Take Time to Read
If we are going away for a couple of weeks we might like to take a book or two to read. Most Sunday supplements have a feature on “What to read on your Summer break.” When I went to Nice recently, I ended up reading Agatha Christie’s “The Mystery of the Blue Train” – Hercule Poirot solving a murder on the Blue Train that travelled from Victoria to Nice.
I have two books that I will take away with me for holiday reading this year. Yes, they are religious!! The first is a recent book by Matt Anscombe entitled, “Don’t Forget the Holy Spirit.” (New Life Publishing). He tells his personal story about going to Mass on the feast of the Epiphany in the year 2000 and praying after communion, “Lord show me what I should do with my life.”
He talks about this as his “first heartfelt prayer made with the Holy Spirit which only the Holy Spirit bestows.” Ten years later he was ordained a priest. The blurb on the back of the book reads, “Through personal testimony, Fr Matt Anscombe shares his experience of coming to know Jesus as Lord through the baptism in the Holy Spirit. He also considers the action of the Holy Spirit and the difference the Holy Spirit makes through reflection on his own journey. He urges the reader to be open to a fresh outpouring and further release of the gifts of the Holy Spirit.”

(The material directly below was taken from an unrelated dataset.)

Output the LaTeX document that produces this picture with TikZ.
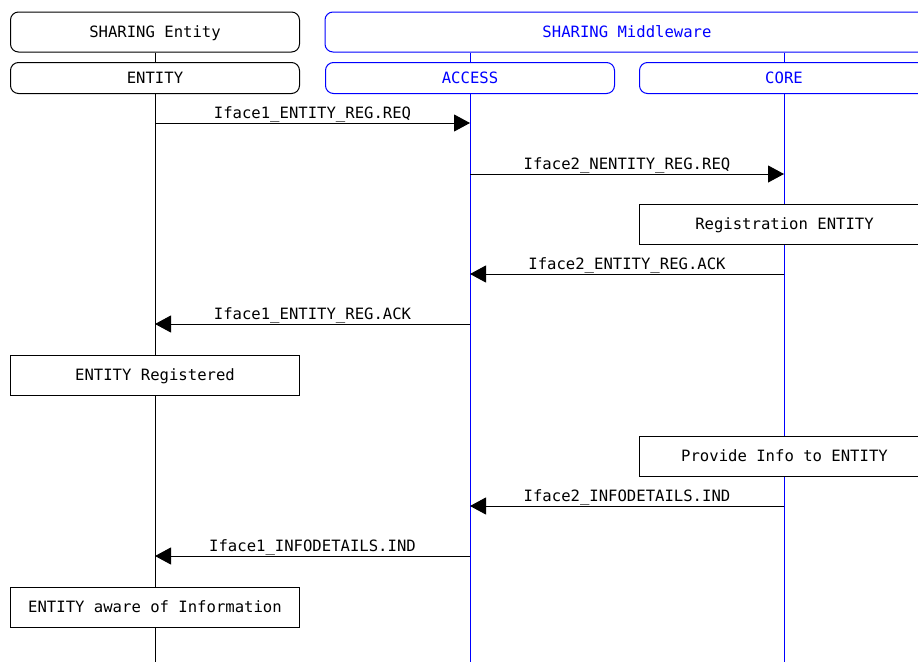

The other book is written by the Irish Dominican, Donagh O’Shea, who taught me at the seminary. It is entitled “A Hundred Roads to Here – Introductions of Meditation” (Dominican Publications 2023.) This isn’t a book to be read through. He gives a hundred short thoughts that can be read at the beginning of a meditation session. They are meant to lead you to silence
At present, I read one of these short introductions before I embark on my half hour of silent prayer. In one piece he talks about the alcoholic who entered the pub to see a notice over the bar that said, “free drink here tomorrow!” In another, he talks about monkeys feeding in a zoo. These pieces are excellent and thought-provoking and can help you to prepare for silence.
I love his thought 77; “There are many kinds of silence. John the Solitary, a Syrian monk of the fifth century, listed a few: ‘there is a silence of the tongue, a silence of the whole body, a silence of the soul, a silence of the mind, and a silence of the spirit. And there is also a silence of the heart. Left to itself, the mind would settle like a dish of water. But the restlessness of the heart keeps it agitated. There is a kind of unfocused ‘wanting’ in us: we want something but we don’t know what we want: we just want to be occupied. We want to be occupied because we want to avoid the great silence…”
Whatever book you take with you, enjoy the time – and the silence – you give yourself to read.